Matteo told us that his definition of success has evolved over time and that he considers himself fortunate to live in a country with a democracy, that has government support, and that is not plagued by war. He described luck as a starting point that allows you to pursue your goals.
“I believe that luck is being blessed with not having to face so many difficulties or failures. Gym Shark’s Ben Francis is a great example of this. He was extremely fortunate. He had a good business idea. It was the right time for influencer marketing to take off, and he just got it right. He now has a billion-dollar company, but he was also wise enough to take a step back, set his ego aside, and decide to step aside, allowing people who know how to run the business in.”

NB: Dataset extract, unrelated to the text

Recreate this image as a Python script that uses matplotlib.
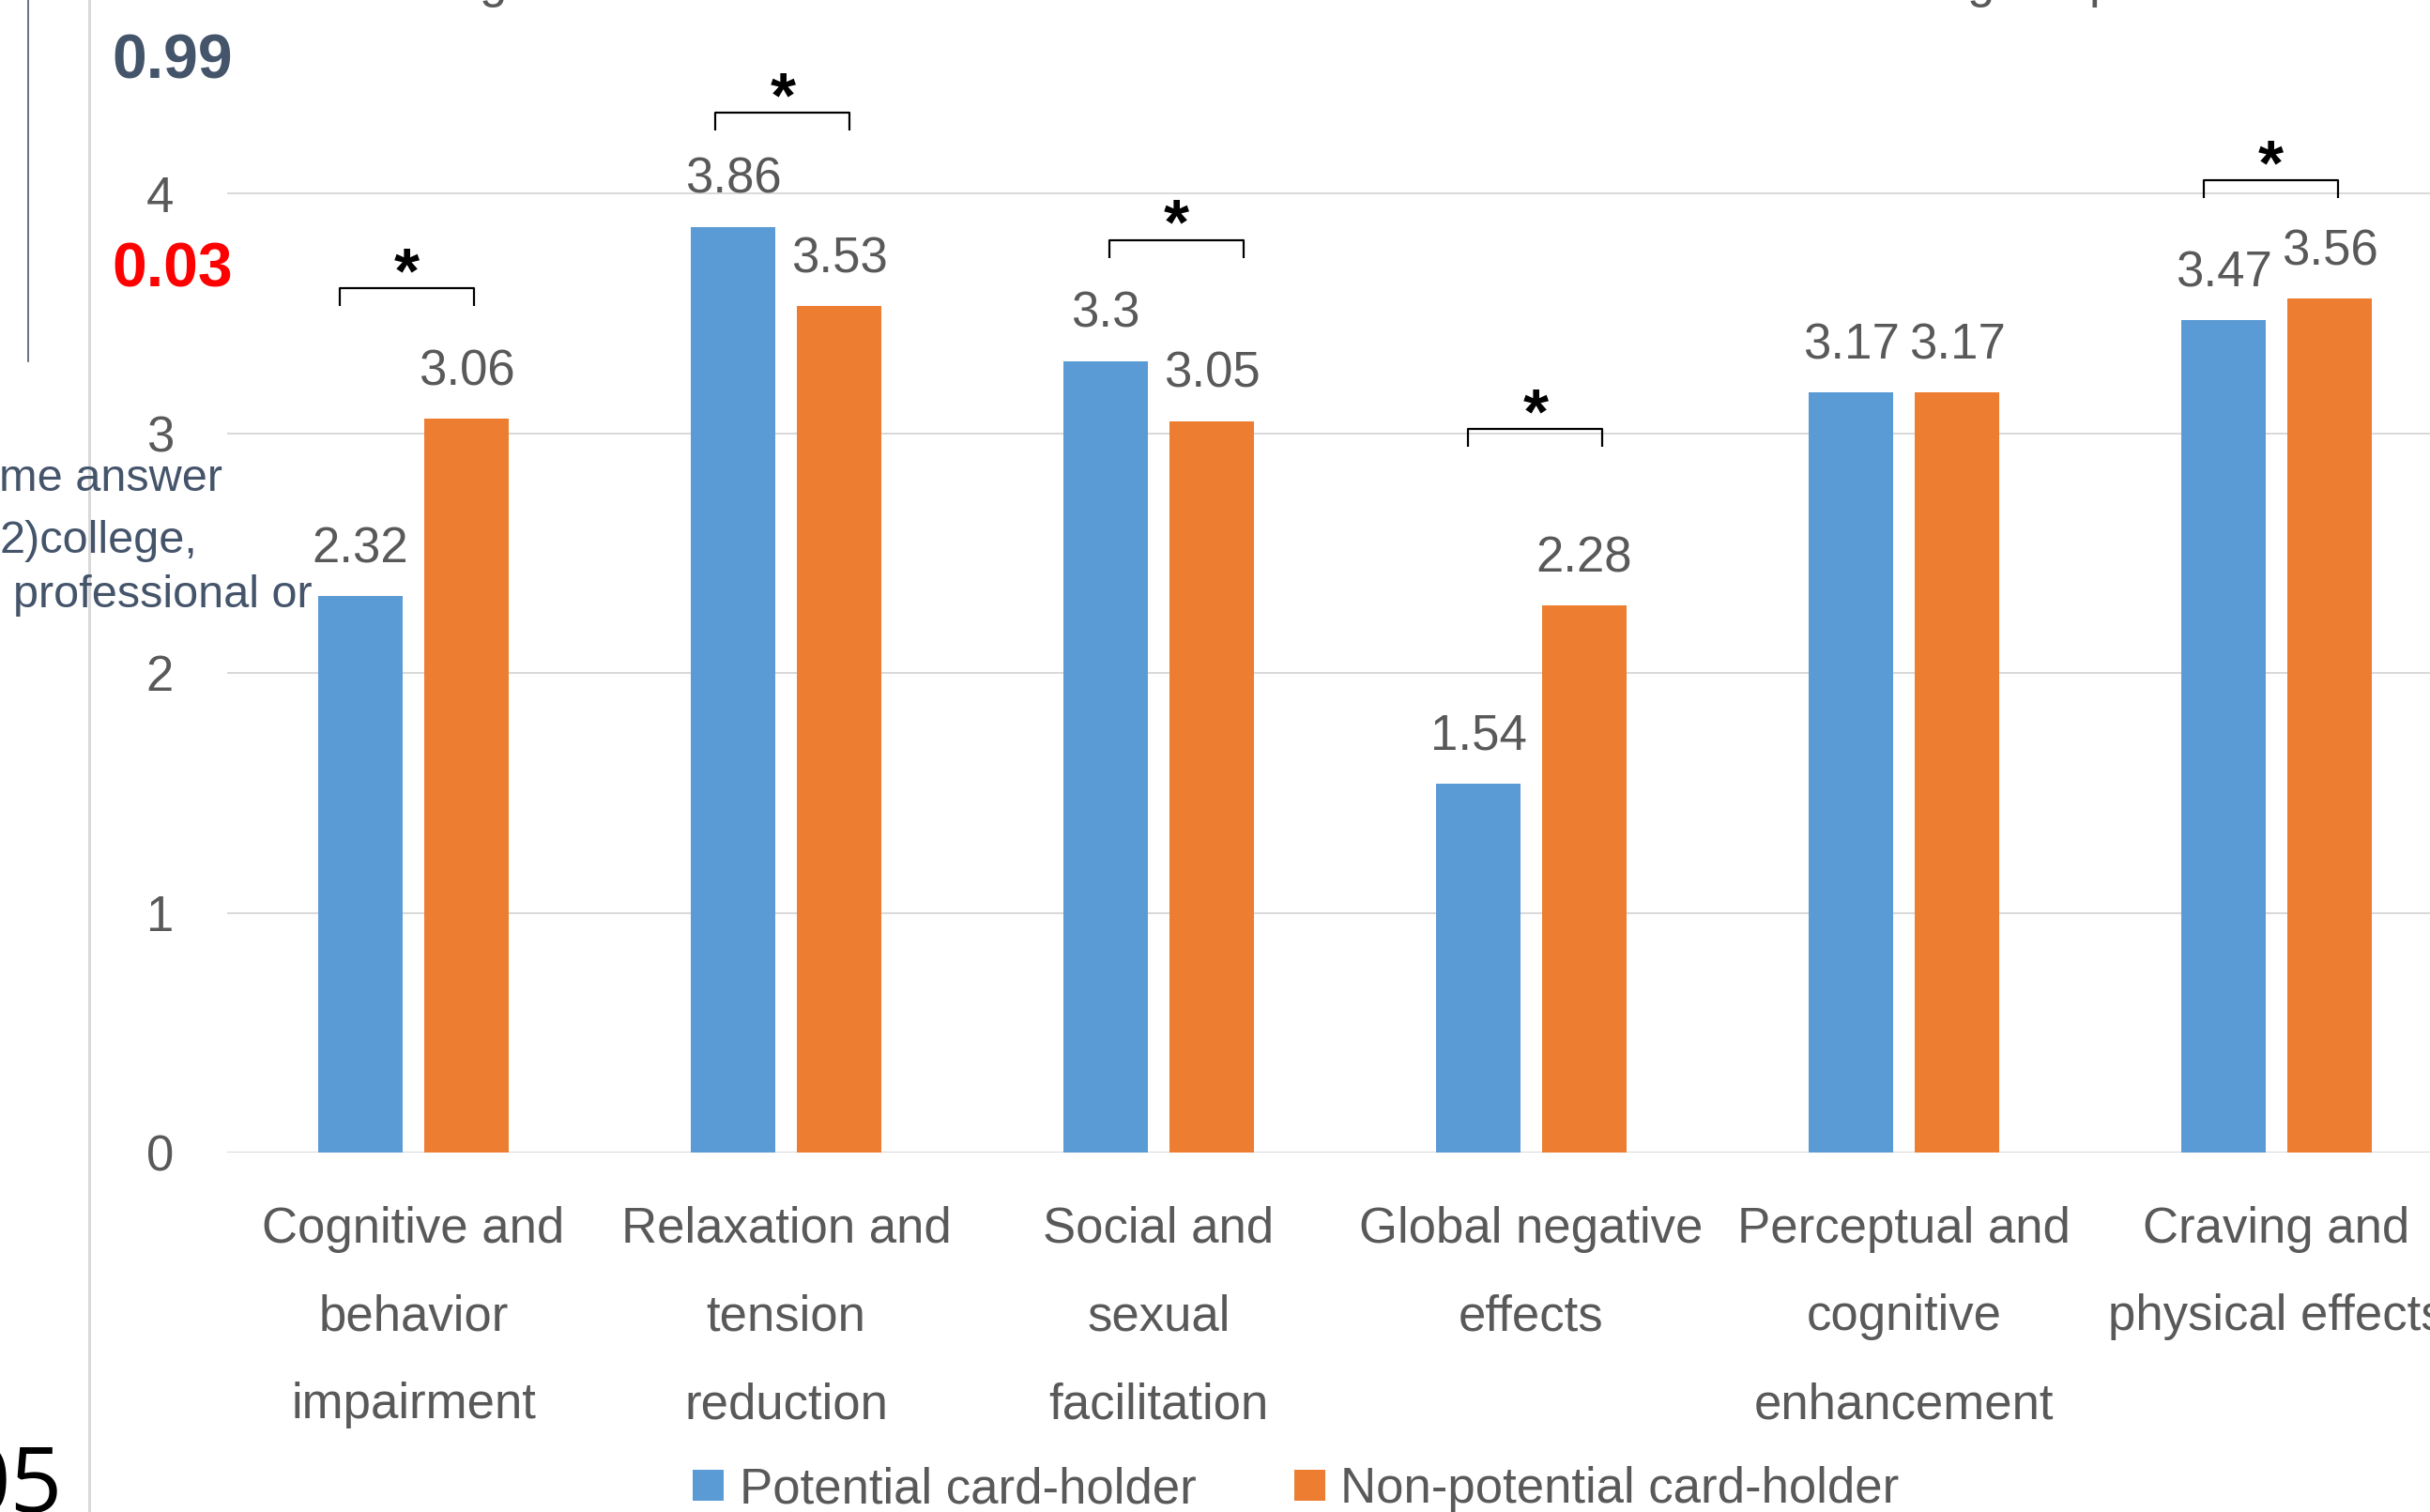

“It’s about consistency and having the motivation to move forward.” When I set my mind to something, I just do it. There’s nothing that happens that will put me back, but not all people have this ability. I’m probably programmed a little differently. I think this is what entrepreneurs have; they’re optimists. You cannot be a pessimist if you’re an entrepreneur.”
“Determine what truly motivates you. But keep in mind that this is not going to be easy. If you choose an achievable goal, you will only be motivated until you accomplish it. Then what?”